Boggart Snape (was:Re: Snape Wars vs Ship Wars...)

nrenka nrenka at yahoo.com
Wed Dec 14 05:03:50 UTC 2005


No: HPFGUIDX 144713

--- In HPforGrownups at yahoogroups.com, "horridporrid03" 
<horridporrid03 at y...> wrote:

> And that could be tying things together a bit too tightly, yes.  I 
> suppose it depends on how much care JKR has given to Neville's 
> story.  Because if Snape does turn out to be ESE or OFH, if it 
> turns out he really *was* a danger to Neville, rather than a 
> schoolboy fear, Neville didn't triumph in the boggart scene, he 
> became dangerously and wrongly overconfident.

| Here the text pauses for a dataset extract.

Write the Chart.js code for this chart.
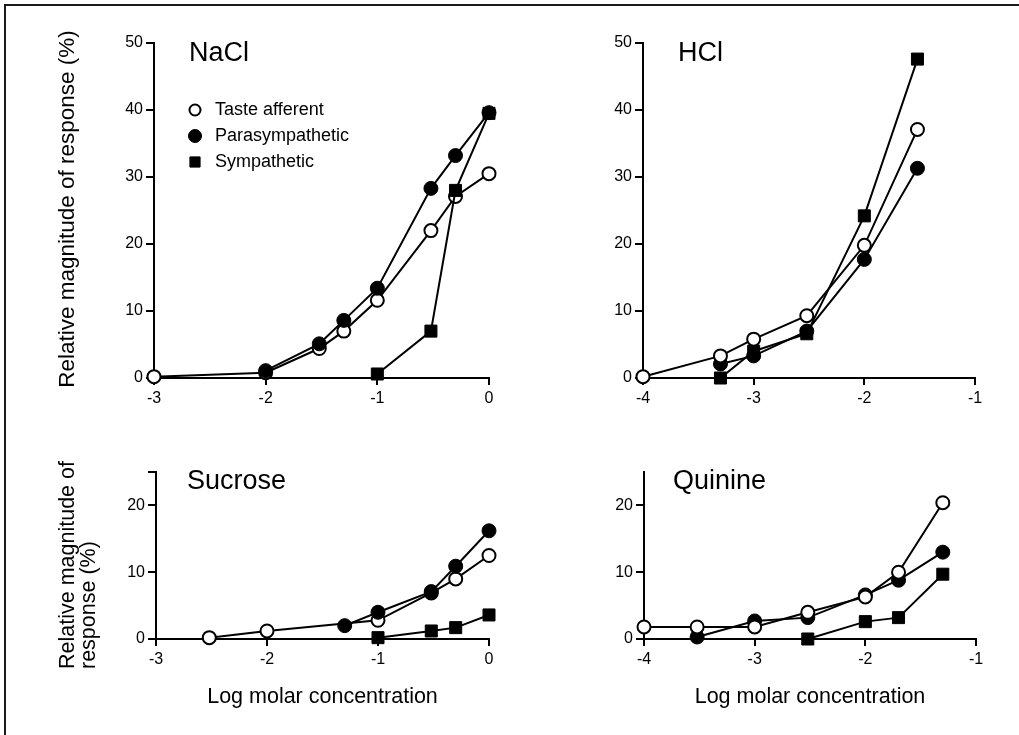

I think it is tying things together too tightly, because it's 
demanding that things always be context-appropriate (for your own 
definition of appropriate) retroactively.  What's written with 
Neville and the Boggart works at that point in time for Neville, and 
it's a valuable lesson for him.  But we've already gotten something 
that would make us read this over again with a different perspective, 
given the Snape as DE thing.  We can add yet *another* layer onto it 
with Snape as the informer of the Prophecy, setting in motion the 
chain of events which practically orphans Neville.

It's already quite a bit less funny for me, at least, to realize that 
Neville is terrified of the teacher who did play a role--intentional 
or not--in his sorrows.  And what if the scene can also be looked 
back upon as naive and with even more sinister undertones?  Does that 
make it a bad scene, then?  I don't see how this would distort 
Neville's story.

Even if Snape is ultimately DDM, there's something very scary about 
anyone who can summon the magic to will another human being dead.